Optimization means choosing the best one from a set of alternatives according to defined objective criteria. Mathematical techniques are used to select the variable values that give the maximum or minimum value of the objective function. The objective function describes the essential characteristics of the alternatives. The limits of the variable values for each alternative can be expressed as constraints on the range of values that may be used in the objective function. Maxima or minima criteria are chosen by the qualitative nature of the objectives. E.g. costs are minimized, profits maximized.
The alternatives may be described by continuous or discrete variables. Many situations consist of choices between discrete courses of action. Discrete problems may be combinatorial and large ones may become intractable. Continuous variables may be needed to describe situations that can produce a large number of alternatives by mixing various proportions. These types of problems are tractable if the variables can be described by continuous functions.
An Optimization process selects values of independent variables which result in the maximum (or minimum) value of one or more dependent variable(s) of a value or measure of merit relationship. The relationship or 'objective function' is usually written as g(X), where g is a function of X
The independent variables are usually subject to a number of constraints in the form of other relationships and the whole group is often written as h(X). Note in this context h may be an array of functions, equations or inequalities.
X is a vector or array of independent variables which describes the process.
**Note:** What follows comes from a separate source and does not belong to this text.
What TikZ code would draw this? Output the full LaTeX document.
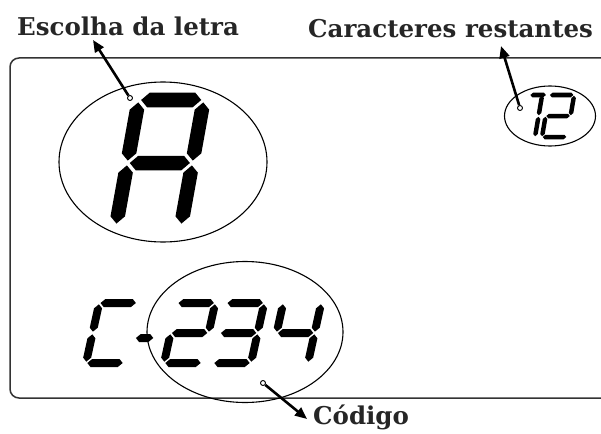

The optimum (or optima) are groups of values of X which satisfy the optimal conditions of the objective function g and the constraints h.
The most frequently used techniques for determining the optimum value of a mathematical function are: (ref dr 10652):
a. differential calculus e. classical matrix method
b. search techniques f. variational calculus
c. direct method g. Bellman's Dynamic programming
d. linear & non linear programming h. Pontryagin's maximum principle
Accounting systems tend to treat costs as fixed and variable. i.e. fixed costs are not sensitive to quantity of activity while variable are directly related. These definitions lead to non linear unit costs and choosing an 'economic quantity' by 'minimizing cost'. Even if the objective is to 'maximize profits' and revenues are described by Quantity x Price relationships, the costs remain non linear. Quite often the essential problem can be made linear if the fixed costs essentially remain constant over the range of alternatives. The problem becomes one of optimizing 'the differences'.
Another technique is to choose the cost items that are fixed and ones that tend to increase per unit. This is sometimes stated as 'Costs that vary inversely with quantity' vs 'Costs that vary directly with quantity'
LOTQ is a function for estimating inventory, order and production quantity problems. The fixed cost is the amount to place an order, change tooling, bring in equipment for an operation, etc. which is unrelated to quantity.
The variable costs are those of storage, interest on inventory, etc. which are related to the maximum amount held at any one. LOTQ assumes that inventory is averaged and that production and consumption rates are uniform with working days.
For problems that fit the restrictions of the linear programming model MAXIMIZE or MINIMIZE use the simplex method to solve the general LP (Linear Programming) problem.